2014
Monday 29th Sep

Everlasting cuts

Directed by Stink's Martin Krejci in collaboration with 72&Sunny Smirnoff launches Ice Double Black / Guarana in Africa. Set to the Audio Bully’s 'We Don't Care', the film takes in the vibe of Accra, Ghana and stars people from East and West Africa who are creating and driving its vibrant stand alone cultures

What was the original brief – was it a detailed script with specific shots or was it left to you to evolve the narrative?   

The brief was quite simple to start with, but grew and evolved throughout the process. Matt and Emiliano (creatives) were pretty clear about the mood and feel they wanted to get across, so that was a good starting point for me.
 
In fact the narrative is a splendid visual trip of characters and place – did it take lengthy scouts around the city to find the hairdressers, boxing ring, market scenes etc to create the scenarios? 

One of the reasons I really liked this project was the challenge of creating a film with real authenticity, while trying to leave out the artificiality that can often overcome a project. We were looking for real places as much as we could but for various reasons we ended up building almost everything; the barber shops we found were too small so we had to build it in a warehouse. The boxing rings we found weren’t very interesting or wouldn’t work with the lighting, instead we found this great courtyard and built it in there. For the market/fashion show we moved a whole market and 300 extras to our location as we had to make sure that all the people appearing in it were contracted.  Naia (the production designer) did a great job and so my biggest task was just to try to play with it in a way that the audience wouldn’t recognise it was a set build.  

Love the twists in most scenes like the sing out at the boxing match, the stilt-man walking in reverse flow, the rooster echoed with the punk hair cut – how did these come about, was everything pre-planned or did some scenes evolve on the shoot?

We wanted to try and stay open to everything that would happen organically on the shoot, but at the same time you have to have a plan in case nothing happens. The scenes you have mentioned were storyboarded and planned… I think we ended up with something like 80% of things we planned for and about 20% of shots that evolved on the set.
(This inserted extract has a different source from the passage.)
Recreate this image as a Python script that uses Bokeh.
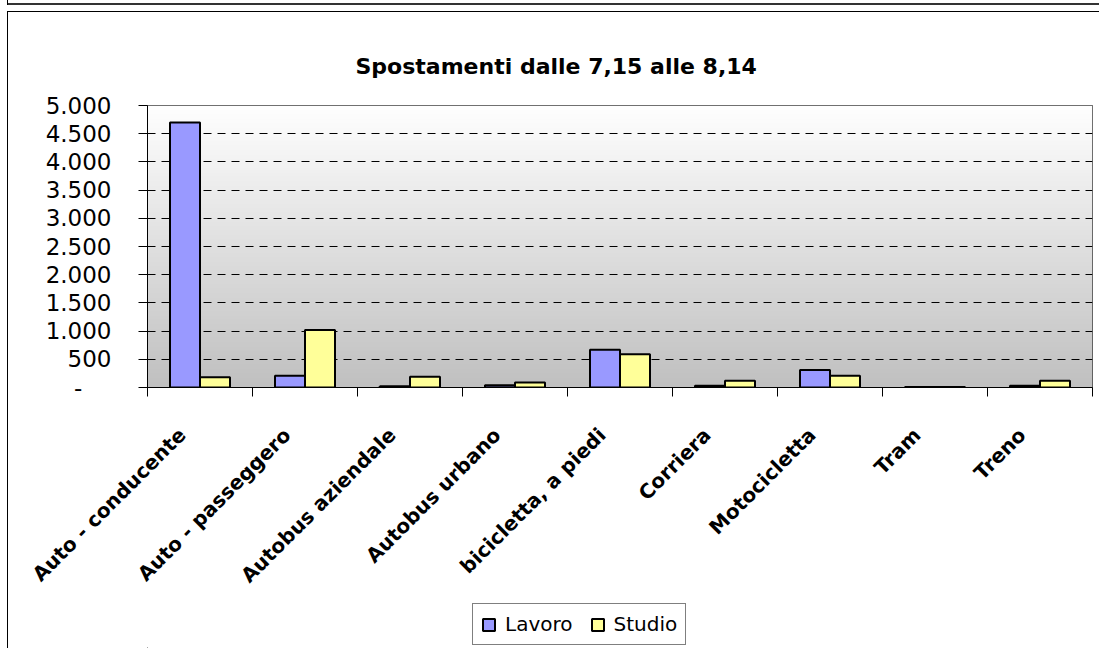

For example we had planned for the goats on the street to be in the set of club, but the guy who was doing the goat sound came for casting and did it as part of his own performance without me asking… I can imagine for some it may be too much, but since it was his own authentic thing, we put it in…

How did you set up that opening shot which immediately sets the context? Was the car driving into shot accidental or planned?

This was accidental. But the Smirnoff car on crossroad wasn’t:-) 

How did you cast the film – did you take anyone from Europe?

I really liked that this project allowed me to meet and cast local people from the area we were shooting. We were looking for authentic rappers, musicians and visual artists  from the local scene. We also did rounds with actors, pushing for authentic people and I was very happy with what we ended up with;  Kazuka (the barber shop guy) and Quabene (the boxing ring rapper) are quite big names in that scene. The last main hero was an actor from Kenya. In Bangkok we ended up casting a real band with their own singer – she wasn’t just a death metal singer – that was her performance…

Was it a smooth shoot – any major challenges? What were the key differences about this shoot from any other?! 

It was the craziest, most difficult and exhausting shoot I have ever experienced. Very intense and thanks to anti malaria meds I also managed to have some pretty interesting hallucinations… sometimes…  

Where will the film be shown?

I think it will be in Africa and then global but I’m not sure – I think stinkers can answer that…
 
Anything else you’d like to share?

I would really like to thank the production people who made it happen and to the agency and client who were in this case exceptionally understanding – three days prior to the shoot, we didn’t have the barber shop, we didn’t have the final cast and I’m not even talking about wardrobe and art department! Since the creatives and client were really supportive and understanding, we really got to play with it till the last minute… it also makes you feel more responsible when there is a trust, on that level it was a really nice experience.